The left long ago recognized the obvious; that the young people are the ones who matter when planning for the future. So they seeded many of the government schools and universities while the frog was cooking and today we are seeing the fruits of that farming. From my perspective, the fruit is bitter, millions upon millions of “twenty somethings” embracing the politics of personality and swooning at the prospect of big government “solutions” to societal problems. Short on analysis but long on adoration of the anointed, they are at least partially responsible for the latest crop failure of American governance.

But there are always some weeds in the lawn, and the emergence of a growing number of freedom minded folks of that same age demographic gives me some un-Obamesque hope for actual climate change, of the political variety.
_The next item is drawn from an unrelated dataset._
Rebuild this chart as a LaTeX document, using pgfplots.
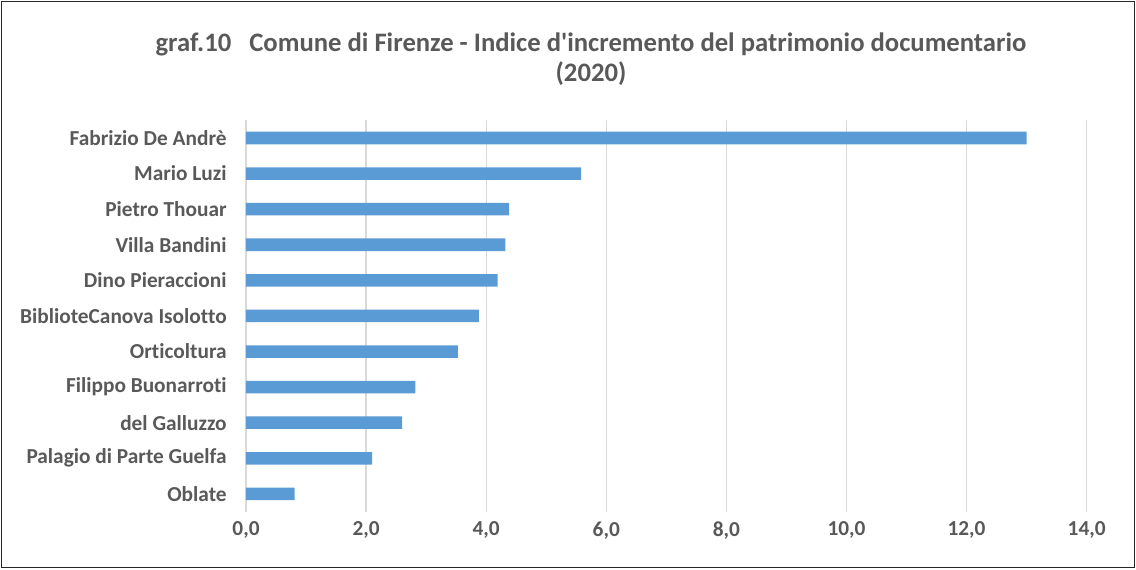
\documentclass[border=0pt]{standalone}
\usepackage{fontspec}
\setmainfont{Carlito}[Ligatures={NoCommon}]
\usepackage{pgfplots}
\pgfplotsset{compat=1.18}
\definecolor{barblue}{HTML}{5B9BD5}
\definecolor{txtgray}{HTML}{595959}
\definecolor{gridgray}{HTML}{D9D9D9}

\begin{document}
\begin{tikzpicture}[x=0.75pt,y=0.75pt]
\useasboundingbox (0,0) rectangle (1136,569);
\draw[line width=1.2pt, black!85] (1.5,1.5) rectangle (1134.5,567.5);
\node[align=center, font=\fontsize{20}{22.5}\selectfont\bfseries, text=txtgray]
  at (591,510) {graf.10\ \ \ Comune di Firenze - Indice d\textquotesingle incremento del patrimonio documentario\\(2020)};
\begin{axis}[
    at={(184.5pt,43pt)}, anchor=south west,
    scale only axis,
    width=630.5pt, height=293.6pt,
    xbar,
    bar width=9.4pt,
    xmin=0, xmax=14,
    ymin=-0.5, ymax=10.5,
    xtick={0,2,...,14},
    ytick=data,
    yticklabels={Oblate,Palagio di Parte Guelfa,del Galluzzo,Filippo Buonarroti,Orticoltura,BiblioteCanova Isolotto,Dino Pieraccioni,Villa Bandini,Pietro Thouar,Mario Luzi,Fabrizio De Andrè},
    xmajorgrids,
    grid style={gridgray, line width=1pt},
    axis line style={draw=none},
    major tick length=0pt,
    tick label style={font=\fontsize{16}{18}\selectfont\bfseries, text=txtgray},
    yticklabel style={xshift=-11pt},
    xticklabel style={yshift=-4pt},
    /pgf/number format/.cd, fixed, fixed zerofill, precision=1, use comma, assume math mode=true,
]
\draw[gridgray, line width=1pt] (axis cs:0,-0.5) -- (axis cs:0,10.5);
\addplot[fill=barblue, draw=none] coordinates {
(0.81,0) (2.10,1) (2.60,2) (2.82,3) (3.53,4) (3.88,5) (4.19,6) (4.32,7) (4.38,8) (5.58,9) (13.0,10)
};
\end{axis}
\end{tikzpicture}
\end{document}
And if it can change at anything like the rate the dandelions multiply in my lawn, my children and grandchildren still have an outside chance.

Tonight, Wed. Dec. 2, Wesley will be interviewing the former Governor of New Mexico, Gary Johnson on his web-blog radio program. By the time this is posted, it will be concluded but you can replay it anytime afterward from a link at his site. I snitched a few U-Tube clips from his blog and have added them below so you can see what this former Governor accomplished in his eight years using small government principles in the real world instead of merely making speeches and organizing communities to demand more government programs. Maybe we can all learn something about a guy few of us have ever heard of before.

Although probably not delighted to be described as weeds, young freedom spokesmen need to be "watered" to grow, so even though I think Wesley has already been baptized in a much more important ceremony, I'm going to pour some cyber water on his cyber head right here in an effort to irrigate the tree of liberty with something other than the blood of patriots.